Thesis Defense Announcement
The Herff College of Engineering announces the Final Thesis Defense of
for the Degree of Master of Science
June 11, 2018 at 2:00 PM in Engineering Administration Building, Room 202C
Advisor: Jessica Amber Jennings
In Vitro Evaluations of the Effects on Chitosan Paste by the Derivatization of Chitosan
ABSTRACT: Complex musculoskeletal injuries, such as open fractures, are traumatic injuries that can be contaminated by bacteria upon injury or after admittance to a healthcare facility. Infection of these injuries leads to significant morbidity and mortality. Local delivery systems have become popular adjunctive treatments alongside systemic antimicrobial therapy.
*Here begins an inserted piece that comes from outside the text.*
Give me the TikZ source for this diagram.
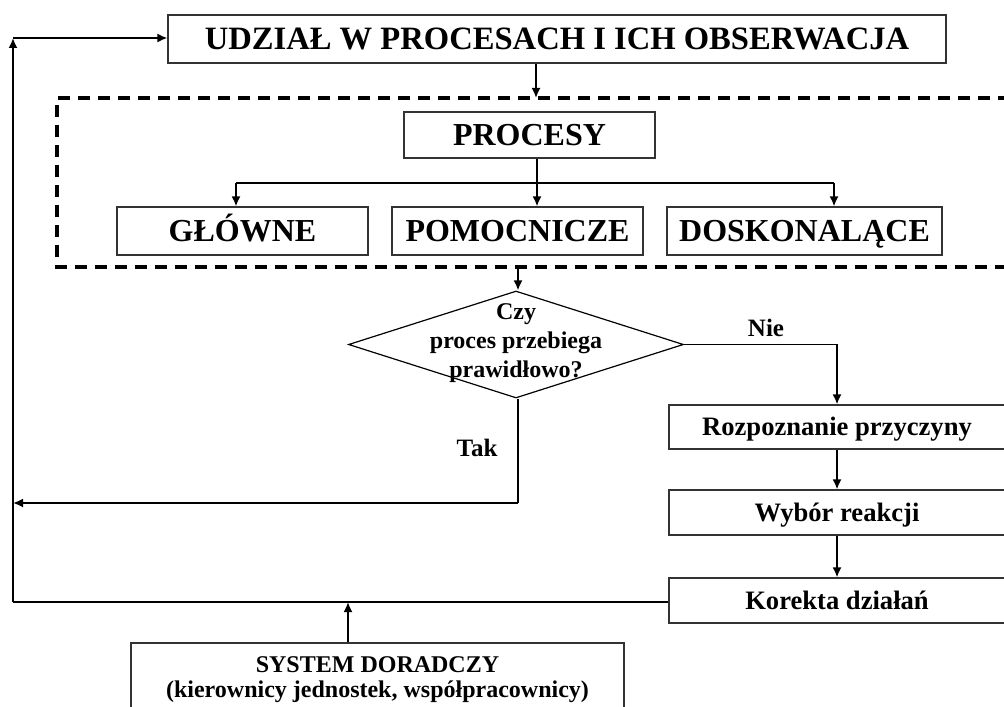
\documentclass[tikz,border=0pt]{standalone}
\usepackage{fontspec}
\setmainfont{Liberation Serif}
\usetikzlibrary{arrows.meta,shapes.geometric}
\begin{document}
\begin{tikzpicture}[x=0.5pt,y=-0.5pt,
  box/.style={draw=black!80, line width=0.6pt, inner sep=0pt, text depth=0pt},
  bigtxt/.style={font=\bfseries\fontsize{16.3}{19}\selectfont, text height=10.8pt},
  midtxt/.style={font=\bfseries\fontsize{16}{18}\selectfont, text height=10.6pt},
  smtxt/.style={font=\bfseries\fontsize{13.3}{15}\selectfont, text height=8.8pt},
  lbltxt/.style={font=\bfseries\fontsize{12.5}{14.5}\selectfont, align=center, inner sep=0pt},
  conn/.style={line width=0.9pt, -{Latex[length=5pt,width=4.5pt]}},
  plain/.style={line width=0.9pt}]
\useasboundingbox (0,0) rectangle (1004,706);
% dashed frame
\draw[line width=2pt, dash pattern=on 6pt off 4pt] (1030,98) -- (57,98) -- (57,267) -- (1030,267);
% boxes
\node[box, bigtxt, minimum width=389pt, minimum height=24pt] (top) at (557,39) {UDZIAŁ W PROCESACH I ICH OBSERWACJA};
\node[box, midtxt, minimum width=125.5pt, minimum height=23pt] (proc) at (529.5,135) {PROCESY};
\node[box, midtxt, minimum width=125.5pt, minimum height=24pt] (gl) at (242.5,231) {GŁÓWNE};
\node[box, midtxt, minimum width=125.5pt, minimum height=24pt] (pom) at (517.5,231) {POMOCNICZE};
\node[box, midtxt, minimum width=137.5pt, minimum height=24pt] (dos) at (804.5,231) {DOSKONALĄCE};
\node[draw=black, line width=0.6pt, shape=diamond, inner sep=0pt, minimum width=167.5pt, minimum height=53.5pt] (dia) at (516,344.5) {};
\node[lbltxt, font=\bfseries\fontsize{12}{14.5}\selectfont] (dtext) at (516,343) {Czy\\proces przebiega\\prawidłowo?};
\node[box, smtxt, minimum width=168pt, minimum height=22pt] (roz) at (837,427) {Rozpoznanie przyczyny};
\node[box, smtxt, minimum width=168pt, minimum height=22.5pt] (wyb) at (837,512.5) {Wybór reakcji};
\node[box, smtxt, minimum width=168pt, minimum height=22.5pt] (kor) at (837,600.5) {Korekta działań};
\node[box, minimum width=246.5pt, minimum height=40pt] (sys) at (377.5,683) {};
\node[lbltxt, font=\bfseries\fontsize{12}{12.5}\selectfont] (systext) at (377.5,680) {SYSTEM DORADCZY\\(kierownicy jednostek, współpracownicy)};
% labels
\node[lbltxt] (nie) at (766,328) {Nie};
\node[lbltxt] (tak) at (477,448) {Tak};
% coordinates
\coordinate (dtop) at (536,98);
\coordinate (br) at (537,183);
\coordinate (brL) at (236,183);
\coordinate (brR) at (834,183);
\coordinate (dbot) at (518,267);
\coordinate (takC) at (518,503);
\coordinate (takL) at (13,503);
\coordinate (lb) at (13,602);
\coordinate (lt) at (13,38);
\coordinate (sysA) at (348,602);
% connectors
\draw[conn] (top.south -| dtop) -- (dtop);
\draw[plain] (proc.south -| br) -- (br);
\draw[plain] (brL) -- (brR);
\draw[conn] (br) -- (pom.north -| br);
\draw[conn] (brL) -- (gl.north -| brL);
\draw[conn] (brR) -- (dos.north -| brR);
\draw[conn] (dbot) -- (dia.north -| dbot);
\draw[conn] (dia.east) -| (roz.north);
\draw[plain] (dia.south -| takC) -- (takC);
\draw[conn] (takC) -- (takL);
\draw[conn] (roz) -- (wyb);
\draw[conn] (wyb) -- (kor);
\draw[plain] (kor.west |- lb) -- (lb);
\draw[conn] (lb) -- (lt);
\draw[conn] (lt) -- (top.west |- lt);
\draw[conn] (sys.north -| sysA) -- (sysA);
\end{tikzpicture}
\end{document}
Systems using chitosan, a natural biopolymer, have been shown to be biocompatible and able to degrade within in the body, but they exhibit bolus release kinetics. This research investigated a combination of a quaternized chitosan derivative, trimethyl chitosan, and a graft copolymer of chitosan, poly(ethylene glycol) diacrylate chitosan, as a local delivery systems for antimicrobials. Efficacy of this system was evaluated by testing antimicrobial elution, activity of eluted antimicrobials, enzymatic degradation properties, cytocompatibility, injectability, and adhesivity. Combination paste eluted active vancomycin and amikacin for 6 and 5 days, respectively, and was almost completely degraded after 14 days. Cytocompatibility of the combination with NIH3T3 fibroblasts was lower than cells grown on blank tissue culture plastic, 87.7% and 86.0% on days 1 and 3, respectively. Similar results were obtained for MC3T3 pre-osteoblasts having 96.3% and 83.0% viability on days 1 and 3, respectively. Combination paste was easily ejected and required 9.40N of force to completely eject from a standard 1 mL syringe. The combination was able to adhere to representative muscle tissue and removed by conditions similar to irrigation used in the management of complex musculoskeletal trauma. These preliminary results indicate that the combination of trimethyl chitosan and poly(ethylene glycol) diacrylate chitosan could be developed for local antimicrobial delivery to prevent infection.